Archibald Campbell of Monzie, the fifth son, was ancestor of the Campbells
of Monzie, Lochlane, and Finnah, in Perthshire. Jean, the eldest daughter,
married Sir John Campbell of Calder, and had issue; Anne, the second,
married Sir Patrick Ogilvy of Inchmartine, and was mother of the second earl
of Findlater; Margaret, the third, married Sir Alexander Menzies of Weem.
His second wife was Elizabeth, only daughter of Patrick fifth Lord Sinclair,
by whom he had a son, Patrick, on whom his father settled the lands of
Edinample, and a daughter, Jean, married to John earl of Athol, and had
issue.
His
second son, Robert, was engaged in 1610 in the Fight or Skirmish of
Bintioch, also known as ‘the Chase of Ranefray,’ against the M’Gregors. The
fight appears to have taken place at Bintioch, and the chase or pursuit to
have reached as far as Ranefray.

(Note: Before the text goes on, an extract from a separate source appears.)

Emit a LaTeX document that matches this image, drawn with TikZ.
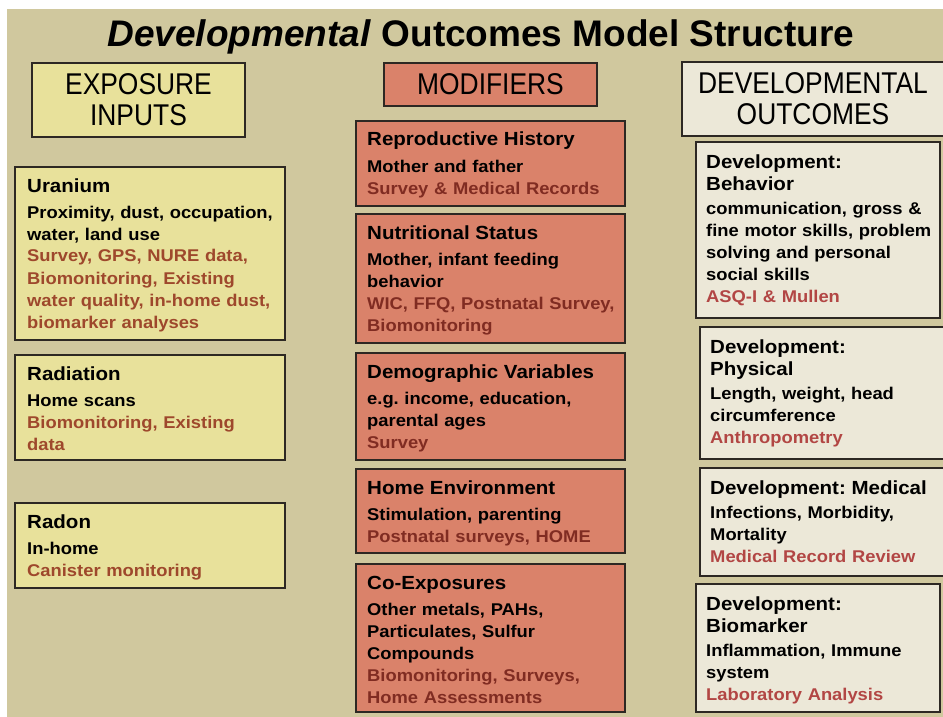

The transaction is thus narrated in ‘the
Book of Taymouth:’ “Attoure, Robert Campbell, second sone to the Laird (of
Glenurquhey) Sir Duncan, persewing ane great number of them (the Clan
Gregor) through the countrie, in end overtuik them in Ranefray, in the Brae
of Glenurchy; quhair he slew Duncan Abrok Makgregor, with his son Gregor in
Ardchyllie, Dougall Makgregor M’Coulchier in Glengyle, with his son Duncan,
Charles Makgregor (M’) Cane in Bracklie, quha was principallis in that band;
and twenty utheris of their compleises slain in the chaiss.” A contemporary
historian, Sir Robert Gordon, in his ‘History of the Earldom of Sutherland,’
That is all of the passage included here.